Bread machines have a tendency to bake bread too fast resulting in a bread that lacks the yeasty depth of flavor that handmade ones do. They also tend to dry out readily. After experimenting with my machine based on my background in baking, I found a few tips that improve bread machine bread.
1) If you can control the timing of your bread machine's phases in some sort of custom setting, do it (this is why I love my Zojirushi). Bread increases in flavor and performance with time and if you can increase the time it ferments or rises, it will improve the flavor. Here is what I have my bread machine programmed for: Knead for 20 minutes; First Rise is one hour and 11 minutes; Second rise is 45 minutes; Bake for one hour.

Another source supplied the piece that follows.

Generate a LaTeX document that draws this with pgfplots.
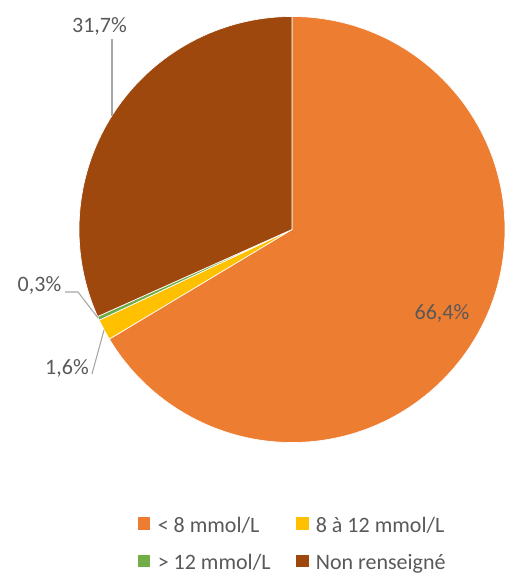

I always use this custom setting. Remember, time is bread's bestfriend----time adds flavor among other good things.
2) Bread is a living thing and various conditions can change the way it acts. Things such as humidity, barometric pressure, and the flour you are using can change the way flour absorbs water changing the way the bread reacts even when you are using the same recipe repeatedly. For this reason, I check the dough in the bread machine when it is nearing the end of the kneading cycle to be sure the dough is the right consistency. You want your dough to be on the wet side---if you pinch it, you don't want the dough to cling to your fingers but you do want it a bit sticky (stick and release). Creating a dough that is too dry is a common mistake in baking bread. If the dough seems dry, add water to it by the tablespoon-full. If it is too wet, however, add a bit of flour.
Also, check to see where your dough is lying in the bread pan---you don't want it on one side or another (the Zo is really great about setting the dough up to rise in the correct position in the pan).
This is my daily bread recipe. It's based on a recipe from The Bread Lover's Bread Machine Cookbook (highly recommended---in fact, all of the cookbooks by Beth Hensperger are wonderful). This is a basic formula that I then add varying ingredients to depending on the grains I have on hand. My kids love it, too.
(Makes a 2 lb loaf)
1 1/2 C. water
1/4 C. honey
1/4 C. molasses
3 T. canola oil or butter at room temp.
3 C. bread flour
1 C. whole wheat flour
1/4 C. wheat germ
1/4 C. flax powder (we use the organic white flax powder from Costco---love it!)
2 T. vital wheat gluten
2 tsp. salt
2 1/2 tsp. SAF yeast (or 1 T. bread machine yeast)
Crunchy Add ins:
3 T. millet
3 T. sunflower seed
3 T. amaranth
Layer the ingredients into your bread machine pan according to the manufacturer's directions (my machine requires first the liquids and then the dry ingredients). Set the machine for your custom setting, or for a Basic Whole Wheat. Check in on your machine as it nears the end of its kneading cycle and add liquid or flour depending on the dough's consistency. Let the machine do its thing and remove your bread after it is finished baking. Cool just a bit and enjoy your nutritious bread!!